Her devotion to Amber and by inference, us did have limits. When we found out Kernie was pregnant with twins, Diane received the news politely but with obvious reservations. “After they are born, I will be happy to take care of Amber but I won’t be able to help with the twins.”


With the approach of Amber’s fourth year of life, we found life in Salinas no longer viable and I accepted a job in Washington State. Bill was thrilled for us; he missed the Northwest and he put the idea in my head that I could someday hope to live on a lake. This prediction proved true. His son, twenty years old, did not know of the Northwest and in the Fall of 1983, his father took him to Eastern Oregon to hunt Elk for the first time. His son had been raised in a suburb and had no special interest in hunting game but engaged with his father to learn the tradition and to bond. It did not go well. His story on return convinced me that big game hunting was not something I was ever likely to do.


“I am with dad and his friends; it was cold (December) and there was a dusting of snow on the ground. We spread out early in the morning and headed through the scrub. I was alone and resting when I heard a noise; I dipped my head low to the ground and through some scrub, I could see an Elk looking right back at me. I took aim and fired. It bellowed and ran off. I followed a blood trail for what seemed like miles when I came up on it. I had shot a foreleg off and it was down, gasping for air. I did not know what to do. I was freaked out. My father found me a little later and was angry. ‘How could you let it suffer like that?.’ He drew a knife and cut the animal’s throat. It took us the rest of the day to dress it and hike it out…….”


I did not ask if he thought it would go better a second time.


Diane seemed a bit reserved if not depressed as our departure came. The need for babysitting all but disappeared as Kernie no longer was working hospital shifts and my work load was no longer based on the schedule of a resident physician. We landed in Washington and settled in. Within a few months, Diane called. She wanted to come and visit. We were surprised but welcomed this. She then asked that I research who could do a facelift for her while she visited.


Diane was a lovely middle aged woman. She had avoided the sun. The need for a face lift was not at all apparent to me. I have since learned, my opinion is rarely solicited and does not really count when this question comes up. When I asked her why she wanted it done on a visit with us ie without her people. Her answer reflected a desire to have it done and for no one to know. Our support as medical people made this choice a natural one. And Amber could help.

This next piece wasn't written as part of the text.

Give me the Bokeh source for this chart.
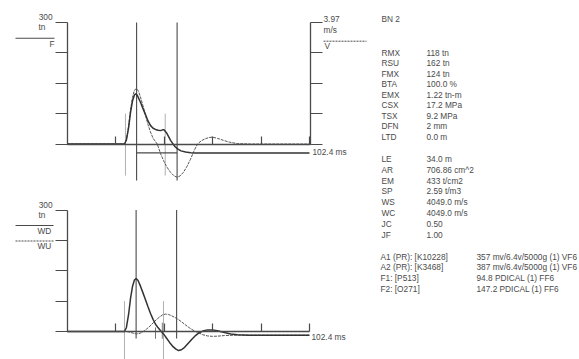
from bokeh.plotting import figure
from bokeh.models import Range1d, LinearAxis, FixedTicker
from bokeh.embed import file_html
from bokeh.resources import INLINE
from bokeh.core.properties import value

# ---------------- data ----------------
# top panel: force F (tn) and velocity Z*V (tn), time in ms
T_F = [0, 23.7, 24.5, 25.4, 26.2, 27.0, 27.8, 28.3, 29.0, 30.3, 31.3, 32.4, 33.4, 34.4, 35.5,
       36.5, 37.6, 38.6, 39.4, 40.0, 41.0, 41.9, 42.7, 43.5, 44.5, 45.6, 47.0, 48.9, 51.0, 53.0, 100.0]
F_TN = [0, 0, 10, 40, 78, 106, 121, 124, 120, 103, 88, 72, 57, 46, 39,
        36, 34, 33, 35, 35, 28, 18, 9, 2, -6, -12, -17, -20, -21.5, -22, -22]

T_V = [0, 23.7, 24.5, 25.4, 26.2, 27.0, 27.8, 28.7, 29.5, 30.3, 31.3, 32.4, 33.4, 34.4, 35.5,
       37.2, 38.6, 39.8, 41.2, 42.7, 44.2, 45.4, 46.6, 48.0, 49.5, 50.9, 52.3, 53.8, 55.4, 56.7,
       58.5, 60.0, 62.0, 64.5, 67.0, 70.3, 75.7, 100.0]
V_TN = [0, 0, 11, 45, 85, 115, 133, 137, 130, 116, 95, 70, 48, 30, 14,
        0, -24, -41, -57, -70, -79, -82, -79, -70, -55, -38, -18, 0, 8, 12,
        16, 17, 14, 9, 4.5, 1, 0, 0]

# bottom panel: wave down WD and wave up WU (tn)
T_WD = [0, 23.7, 24.5, 25.4, 26.2, 27.0, 27.8, 28.5, 29.3, 30.3, 31.3, 32.4, 33.4, 34.4, 35.5,
        36.5, 37.6, 38.6, 39.8, 41.0, 42.3, 43.5, 44.8, 46.0, 47.2, 48.5, 50.0, 51.5, 53.0, 54.5,
        56.0, 58.0, 60.0, 62.0, 64.5, 67.5, 70.3, 75.0, 100.0]
WD_TN = [0, 0, 10, 42, 82, 111, 127, 131, 126, 112, 96, 78, 61, 45, 30,
         18, 9, 2, -6, -16, -27, -36, -43, -47, -45, -39, -29, -19, -10, -3,
         1, 4, 4, 2, -2, -6, -8, -9, -9]

T_WU = [0, 24.5, 25.4, 26.6, 27.8, 28.7, 29.7, 30.7, 31.7, 32.8, 33.8, 34.8, 35.8, 37.0, 38.2,
        39.4, 40.6, 41.8, 43.1, 44.4, 45.6, 47.0, 48.5, 50.0, 51.5, 53.0, 54.5, 56.0, 58.0, 60.0,
        62.0, 65.0, 70.0, 100.0]
WU_TN = [0, 0, -1, -3, -5, -6, -5, -3, 1, 6, 11, 17, 23, 30, 36,
         41, 43, 42, 39, 35, 31, 25, 18, 11, 5, 0, -4, -8, -11, -12,
         -11.5, -10, -9, -9]

TN_TICKS = [0, 75, 150, 225, 300]
VEL_TICKS = [0, 0.99, 1.99, 2.98, 3.97]
TIME_TICKS = [20, 40, 60, 80, 100]
T_END = 100.4

# event markers (ms)
MARK_T_TOP = [28.7, 45.4]
GRAY_T_TOP = [24.1, 40.5]
MARK_T_BOT = [28.5, 45.2]
GRAY_T_BOT = [23.7, 39.8]
SMALL_T_BOT = [36.5, 39.3]
RX_LEVEL = -22

RESULT_LABELS = ["RMX", "RSU", "FMX", "BTA", "EMX", "CSX", "TSX", "DFN", "LTD"]
RESULT_VALUES = ["118 tn", "162 tn", "124 tn", "100.0 %", "1.22 tn-m", "17.2 MPa", "9.2 MPa", "2 mm", "0.0 m"]
PILE_LABELS = ["LE", "AR", "EM", "SP", "WS", "WC", "JC", "JF"]
PILE_VALUES = ["34.0 m", "706.86 cm^2", "433 t/cm2", "2.59 t/m3", "4049.0 m/s", "4049.0 m/s", "0.50", "1.00"]
SENSOR_LABELS = ["A1 (PR): [K10228]", "A2 (PR): [K3468]", "F1: [P513]", "F2: [O271]"]
SENSOR_VALUES = ["357 mv/6.4v/5000g (1) VF6", "387 mv/6.4v/5000g (1) VF6",
                 "94.8 PDICAL (1) FF6", "147.2 PDICAL (1) FF6"]

# ---------------- layout ----------------
W, H = 579, 359
OFF = 0          # canvas origin in the photographed page
PX_PER_MS = 2.425
PX_PER_TN = 0.405
x0 = -(66.5 - OFF) / PX_PER_MS
x1 = x0 + W / PX_PER_MS
yt1 = (143.5 - OFF) / PX_PER_TN
yt0 = yt1 - H / PX_PER_TN
yb1 = (331 - OFF) / PX_PER_TN
yb0 = yb1 - H / PX_PER_TN
vs = 3.97 / 300

p = figure(width=W, height=H, x_range=Range1d(x0, x1), y_range=Range1d(yt0, yt1),
           x_axis_type=None, y_axis_type=None, toolbar_location=None,
           output_backend="svg", min_border=0)
p.outline_line_color = None
p.background_fill_color = "white"
p.border_fill_color = "white"
p.extra_y_ranges = {"bot": Range1d(yb0, yb1), "vel": Range1d(yt0 * vs, yt1 * vs),
                    "py": Range1d(OFF + H, OFF)}
p.extra_x_ranges = {"px": Range1d(OFF, OFF + W)}

AX = "#4a4a4a"
CUR = "#333333"
TXT = "#4a4a4a"
FONT = value("Liberation Sans")


def style_axis(ax, out=0, inn=0):
    ax.axis_line_color = AX
    ax.axis_line_width = 1.3
    ax.major_tick_line_color = AX
    ax.major_tick_line_width = 1.2
    ax.major_tick_out = out
    ax.major_tick_in = inn
    ax.minor_tick_out = 0
    ax.minor_tick_in = 0
    ax.major_label_text_color = None
    return ax


# top panel axes
p.add_layout(style_axis(LinearAxis(fixed_location=0, bounds=(0, 300),
                                   ticker=FixedTicker(ticks=TN_TICKS)), out=12), "left")
p.add_layout(style_axis(LinearAxis(fixed_location=T_END, bounds=(0, 3.97), y_range_name="vel",
                                   ticker=FixedTicker(ticks=VEL_TICKS)), out=12), "right")
p.add_layout(style_axis(LinearAxis(fixed_location=0, bounds=(0, T_END),
                                   ticker=FixedTicker(ticks=TIME_TICKS)), inn=8), "below")
# bottom panel axes
p.add_layout(style_axis(LinearAxis(fixed_location=0, bounds=(0, 300), y_range_name="bot",
                                   ticker=FixedTicker(ticks=TN_TICKS)), out=12), "left")
p.add_layout(style_axis(LinearAxis(fixed_location=0, bounds=(0, 100), y_range_name="bot",
                                   ticker=FixedTicker(ticks=TIME_TICKS)), inn=8), "below")

# top panel markers
p.segment(x0=GRAY_T_TOP, y0=[-78] * 2, x1=GRAY_T_TOP, y1=[75] * 2, line_color="#b0b0b0", line_width=1)
p.segment(x0=MARK_T_TOP, y0=[-90] * 2, x1=MARK_T_TOP, y1=[300] * 2, line_color=AX, line_width=1.1)
p.segment(x0=[MARK_T_TOP[0]], y0=[RX_LEVEL], x1=[MARK_T_TOP[1]], y1=[RX_LEVEL], line_color=AX, line_width=1.1)
# top curves
p.line(T_V, V_TN, line_color="#555555", line_width=1.0, line_dash="3 1")
p.line(T_F, F_TN, line_color=CUR, line_width=1.5)

# bottom panel markers
p.segment(x0=GRAY_T_BOT, y0=[-75] * 2, x1=GRAY_T_BOT, y1=[75] * 2, line_color="#b0b0b0",
          line_width=1, y_range_name="bot")
p.segment(x0=MARK_T_BOT, y0=[-17] * 2, x1=MARK_T_BOT, y1=[300] * 2, line_color=AX,
          line_width=1.1, y_range_name="bot")
p.segment(x0=SMALL_T_BOT, y0=[-18] * 2, x1=SMALL_T_BOT, y1=[10, 22], line_color="#777777",
          line_width=1, y_range_name="bot")
p.line(T_WU, WU_TN, line_color="#555555", line_width=1.0, line_dash="3 1", y_range_name="bot")
p.line(T_WD, WD_TN, line_color=CUR, line_width=1.5, y_range_name="bot")

# legend swatches (page pixel coordinates)
p.segment(x0=[15, 15], y0=[37.7, 225], x1=[54, 53], y1=[37.7, 225], line_color=AX, line_width=1.1,
          x_range_name="px", y_range_name="py")
p.segment(x0=[323, 15], y0=[40.7, 240.5], x1=[366, 53], y1=[40.7, 240.5], line_color=AX,
          line_width=1.0, line_dash="2 1", x_range_name="px", y_range_name="py")


def txt(xs, ys, texts, align="left", color=TXT, size="8.3px"):
    p.text(x=xs, y=ys, text=texts, text_font=FONT, text_font_size=size, text_color=color,
           text_align=align, text_baseline="middle", x_range_name="px", y_range_name="py")


# axis annotations
txt([52, 52], [16, 204.5], ["300", "300"], align="right")
txt([38, 38], [26.5, 214.5], ["tn", "tn"])
txt([49], [43], ["F"])
txt([37, 37], [230, 245], ["WD", "WU"])
txt([323, 323, 324], [18, 29, 45], ["3.97", "m/s", "V"])
txt([312, 311], [151.5, 336.5], ["102.4 ms", "102.4 ms"])

# text block on the right
txt([381], [18.5], ["BN 2"])
ry = [52 + 10.5 * i for i in range(len(RESULT_LABELS))]
txt([381] * len(ry), ry, RESULT_LABELS)
txt([426] * len(ry), ry, RESULT_VALUES)
py_ = [158.5 + 10.8 * i for i in range(len(PILE_LABELS))]
txt([381] * len(py_), py_, PILE_LABELS)
txt([426] * len(py_), py_, PILE_VALUES)
sy = [256 + 10.7 * i for i in range(len(SENSOR_LABELS))]
txt([380] * len(sy), sy, SENSOR_LABELS)
txt([476] * len(sy), sy, SENSOR_VALUES)

open("out.html", "w").write(file_html(p, INLINE))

I knew nothing of cosmetic surgery—having been trained in a county hospital where half the patients were indigent does not provide much opportunity for this. I went to the yellow pages and found a plastic surgeon at random and managed to get a basic fee schedule. True to her background, Diane presented to his office with an envelope of cash.


She convalesced on our fold-out living room sofa. Amber was very helpful to her emotionally. Kernie provided technical support and I got an education regarding cosmetic surgery. Diane explained, “did you know they peeled all the skin off the muscles of my face before trimming it up and re stitching it?”) . Her bruising and swelling were quite dramatic. The rapidity of her healing was also an education.


We had nice grandparent chats and in a sense, she came to say good-bye to Amber. It was touching, sad, and I felt sympathy for her. She left with her lovely face intact and her resolution to move on firm. No one in her congregation was likely to know of her surgery. With her religious convictions, I ran through the list of the seven deadly sins as an exercise; vanity was not among them, which surprised me. I did judge her —and found her lacking —but remain convinced of her love for us and especially Amber. She and Bill did let us go at this point as after a Christmas card at the end of the year, we lost contact with them.